The Lord of the Rings team of Fran Walsh, Philippa Boyens and Peter Jackson wrote the adaptation. ‘Lord of the Rings’ showed they are brilliant at wrangling rambling story and massive worlds into understandable narrative. That skill has deserted them here. Every plot turn in ‘Mortal Engines’ raises more questions and provides very few answers.
Its core character is Hester (Hera Hilmar), a loner assassin fixated on killing Thaddeus Valentine (Hugo Weaving), who was responsible for the death of her mother. Valentine is a very powerful and well-respected man in London, the largest and apparently most vindictive of the wheeled cities, whose inhabitants don’t know he’s building something sinister in St Paul’s Cathedral. When Hester tries to kill Valentine she’s stopped by Tom (Robert Sheehan), a young man who archives old relics like toasters and televisions. The pair wind up stranded in the wilderness, forging an unlikely alliance as they try to get back to London for very different reasons.
While it’s at heart a simple revenge story, the mechanics are often deeply confusing and drearily humorous (only Sheehan raises any kind of adventurous energy). Valentine does all his scheming in secret, so people won’t realise he’s evil. But the residents of London are shown to be so bloodthirsty, shouting and cheering whenever they destroy a smaller city and not remotely objecting when he reveals his grand plan, that he may as well have been above board the whole time.

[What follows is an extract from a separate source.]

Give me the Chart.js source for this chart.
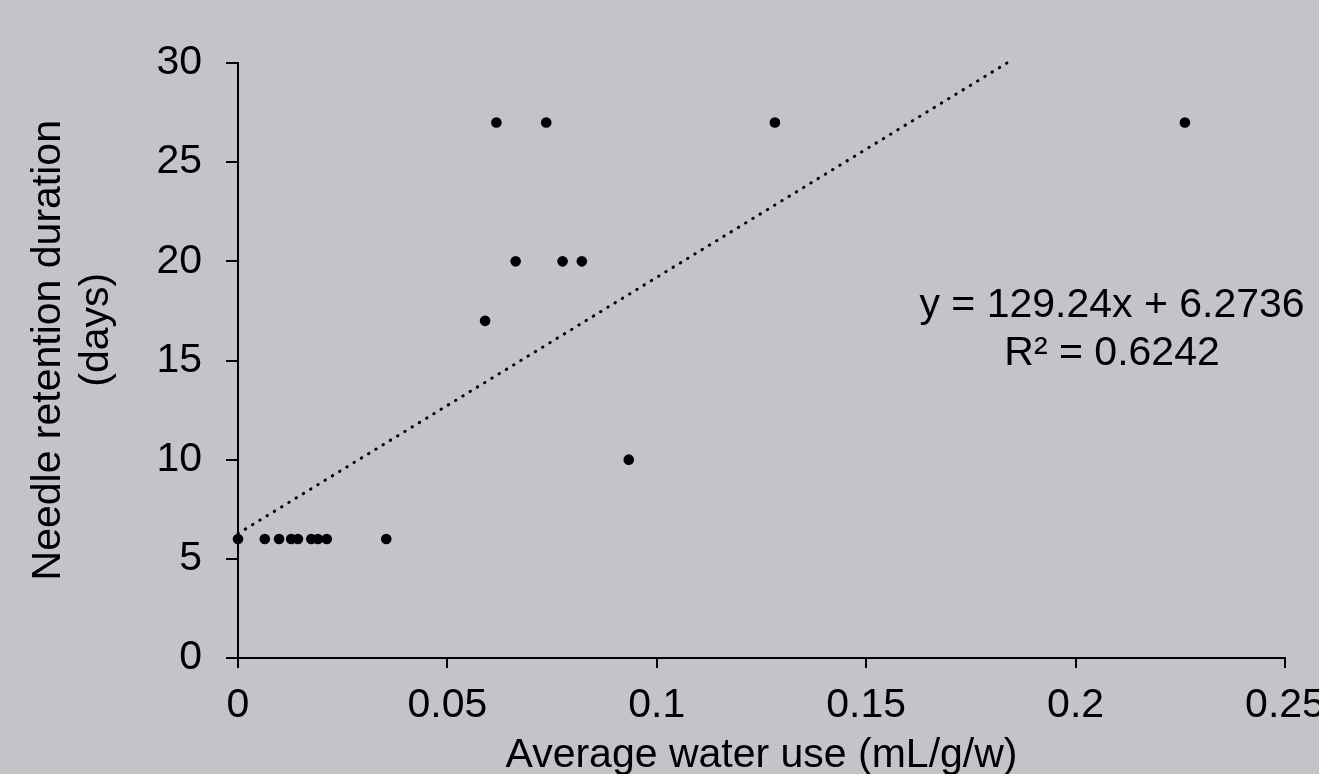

Hester’s backstory is baffling, involving a mother who was, we’re told, vital to those resisting the wheeled cities but also in a relationship with Valentine, neither of which is clearly explained. There’s a zombie assassin that relentlessly tracks Hester, killing hundreds, because…he likes her? The plot is a distant secondary consideration to action set-pieces. There are so many gaps in the storytelling and so much reliance on chance and characters guessing things that it’s never even remotely absorbing or satisfying. It’s a beautifully designed world but no real life exists within it.